3. High Volume Wing Shooting
While most waterfowl and game birds are protected by shotshell capacity limits as mentioned above, there’s a few that are exempt. Some birds are considered invasive or overburdening to their ecosystems. Curious which birds fall into this category? Well, as you’ve probably guessed by now, one is none other than the (roll credits) North American Snow Goose:
The snow goose is extremely prolific and their overpopulation is damaging North American tundra. In many states where they reside, hunting protections have been waved. In most places where you can hunt snow geese, there’s no limit on shotgun capacity, and sometimes no limit on possession and harvest numbers (rules vary by state; confirm with your local jurisdiction).

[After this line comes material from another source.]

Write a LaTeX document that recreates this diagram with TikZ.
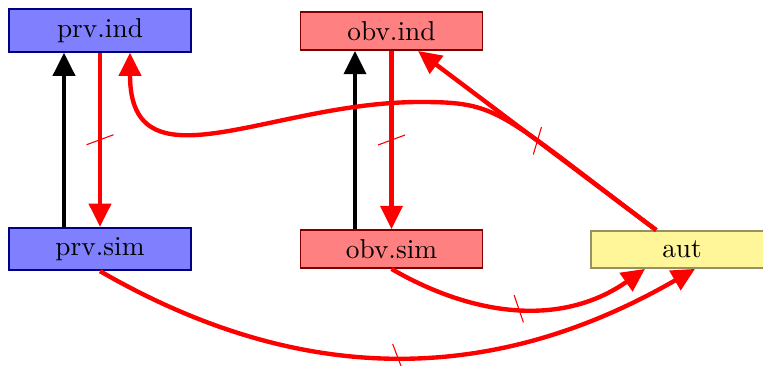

Hence, that’s how the Mossberg 940 Snow Goose got it’s name: it’s a winter-optimized, high-capacity shotgun that would be perfect for bagging 13 snow geese without a reload in between.
What Comes with the 940 Snow Goose?
First of all, a very large box. I tried to fit the box in the trunk of my Honda Civic, and it wouldn’t go in at any angle. Just a logistical note for your trip back from the gun store:
Inside that huge box, along with the shotgun, is a whole pile of useful goodies:
There’s a choke wrench, and Full and Improved Cylinder spare chokes, to go with the Modified Acu-Choke pre-fitted on the shotgun:
There’s also a complete set of Length-of-Pull spacers, left-hand and right-hand receiver shims, and stock plates that allow you to optimize the stock’s position to perfectly match your body and shooting style:
The only feature about the Snow Goose I can’t decide if I like is Mossberg’s unique unloading mechanism.
In most tubular-magazine fed shotguns, you must unload the firearm by cycling all rounds through the chamber and then back out. This raises some safety concerns, since it’s unnerving to have that much live ammo cycling through the weapon — even if the safety is on, and your finger is off the trigger. As a workaround, Mossberg 940’s can be unloaded by depressing the bottom loading gate and then pressing the bolt release:
Doing so will safely eject a live round out the bottom without needing to take a trip through the chamber. This is a really nice feature — BUT . . .
. . . If you DON’T depress the loading gate before pressing the bolt release, or if you happen to bump the bolt release by accident, the shotgun launches a round into the space below the bolt and above the loading gate, ready to be cycled:
If you were trying to unload, that round above the loading gate can now only be removed by cycling it through the action, and the loading gate can no longer be depressed.
This eliminates your ability to top off the mag tube with more rounds, or mix in a different type of shotshell mid shooting. Once you hit that bolt release button, you can’t add a shotshell until you take another shot; the shotshell staged above the loading gate keeps it from being depressed:
Also, on one occasion, this pre-staged round caused a double feed. I wasn’t able to replicate the incident, however, so I’m willing to accept that it may have been operator error.
It’s definitely a unique feature which adds extra safety, while slightly altering the manual of arms for those who like topping off their shotgun as they fire. It can also present a minor annoyance if you accidentally hit the bolt release while the weapon is already in battery and you didn’t plan to unload.
Overall, the 940 Snow goose is a finely crafted firearm, equipped with the action, trigger, and controls you’d expect from a high-end pro shotgun. Everything about this gun has that luxury feeling comparable with sitting behind the wheel of a Cadillac or Audi. Its high capacity, excellent performance, and gentle recoil will tempt you to burn through many boxes of shotshells.
And, if Snow Geese are causing ecological disaster in your home town, the Mossberg 940 is the perfect tool to protect your little slice of nature from these ravaging birds.